>> begin Material provided

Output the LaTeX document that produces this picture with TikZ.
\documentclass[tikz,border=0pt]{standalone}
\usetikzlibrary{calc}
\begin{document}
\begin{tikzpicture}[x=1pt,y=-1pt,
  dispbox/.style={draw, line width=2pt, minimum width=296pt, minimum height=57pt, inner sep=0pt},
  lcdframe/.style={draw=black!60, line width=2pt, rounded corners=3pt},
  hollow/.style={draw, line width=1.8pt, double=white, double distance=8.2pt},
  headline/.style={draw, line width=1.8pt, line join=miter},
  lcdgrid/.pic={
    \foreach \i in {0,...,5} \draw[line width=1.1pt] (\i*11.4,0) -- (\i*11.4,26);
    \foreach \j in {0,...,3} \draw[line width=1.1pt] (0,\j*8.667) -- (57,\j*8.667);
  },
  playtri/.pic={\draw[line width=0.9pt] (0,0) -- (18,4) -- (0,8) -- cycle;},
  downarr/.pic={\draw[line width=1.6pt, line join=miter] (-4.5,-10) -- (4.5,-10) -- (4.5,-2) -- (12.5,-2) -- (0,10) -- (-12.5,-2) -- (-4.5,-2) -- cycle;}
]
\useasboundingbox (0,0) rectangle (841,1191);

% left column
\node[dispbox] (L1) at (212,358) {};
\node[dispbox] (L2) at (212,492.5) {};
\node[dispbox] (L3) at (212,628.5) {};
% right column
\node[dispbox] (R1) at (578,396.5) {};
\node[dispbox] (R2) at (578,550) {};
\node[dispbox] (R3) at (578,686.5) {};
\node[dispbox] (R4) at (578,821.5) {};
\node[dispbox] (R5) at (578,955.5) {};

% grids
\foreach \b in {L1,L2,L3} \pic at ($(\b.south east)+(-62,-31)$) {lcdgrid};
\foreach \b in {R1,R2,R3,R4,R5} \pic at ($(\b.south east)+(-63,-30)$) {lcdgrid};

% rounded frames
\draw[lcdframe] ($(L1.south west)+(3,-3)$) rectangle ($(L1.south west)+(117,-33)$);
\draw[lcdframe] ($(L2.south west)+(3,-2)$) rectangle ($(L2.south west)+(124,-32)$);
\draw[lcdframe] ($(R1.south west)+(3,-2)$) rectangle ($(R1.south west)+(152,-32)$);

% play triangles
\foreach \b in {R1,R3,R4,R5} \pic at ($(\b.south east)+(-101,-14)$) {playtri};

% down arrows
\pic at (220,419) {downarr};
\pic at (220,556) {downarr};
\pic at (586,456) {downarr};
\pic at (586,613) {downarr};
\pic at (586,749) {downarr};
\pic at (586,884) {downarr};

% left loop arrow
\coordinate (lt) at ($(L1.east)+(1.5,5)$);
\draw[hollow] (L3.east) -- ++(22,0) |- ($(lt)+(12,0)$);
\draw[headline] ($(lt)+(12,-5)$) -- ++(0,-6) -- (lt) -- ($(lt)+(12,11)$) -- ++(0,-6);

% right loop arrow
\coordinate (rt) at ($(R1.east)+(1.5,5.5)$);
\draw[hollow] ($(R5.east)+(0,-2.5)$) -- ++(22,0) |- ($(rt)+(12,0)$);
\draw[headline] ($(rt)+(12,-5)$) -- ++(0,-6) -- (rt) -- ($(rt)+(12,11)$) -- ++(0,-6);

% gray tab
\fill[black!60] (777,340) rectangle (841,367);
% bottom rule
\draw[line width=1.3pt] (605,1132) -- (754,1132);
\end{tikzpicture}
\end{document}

>> end Material provided

**Stated exercise**
Please print exactly what appears from the first line of the data through the line with "(0,0) rectangle (841,1191);", including both of those lines and nothing past them.

**Expected output**
Output the LaTeX document that produces this picture with TikZ.
\documentclass[tikz,border=0pt]{standalone}
\usetikzlibrary{calc}
\begin{document}
\begin{tikzpicture}[x=1pt,y=-1pt,
  dispbox/.style={draw, line width=2pt, minimum width=296pt, minimum height=57pt, inner sep=0pt},
  lcdframe/.style={draw=black!60, line width=2pt, rounded corners=3pt},
  hollow/.style={draw, line width=1.8pt, double=white, double distance=8.2pt},
  headline/.style={draw, line width=1.8pt, line join=miter},
  lcdgrid/.pic={
    \foreach \i in {0,...,5} \draw[line width=1.1pt] (\i*11.4,0) -- (\i*11.4,26);
    \foreach \j in {0,...,3} \draw[line width=1.1pt] (0,\j*8.667) -- (57,\j*8.667);
  },
  playtri/.pic={\draw[line width=0.9pt] (0,0) -- (18,4) -- (0,8) -- cycle;},
  downarr/.pic={\draw[line width=1.6pt, line join=miter] (-4.5,-10) -- (4.5,-10) -- (4.5,-2) -- (12.5,-2) -- (0,10) -- (-12.5,-2) -- (-4.5,-2) -- cycle;}
]
\useasboundingbox (0,0) rectangle (841,1191);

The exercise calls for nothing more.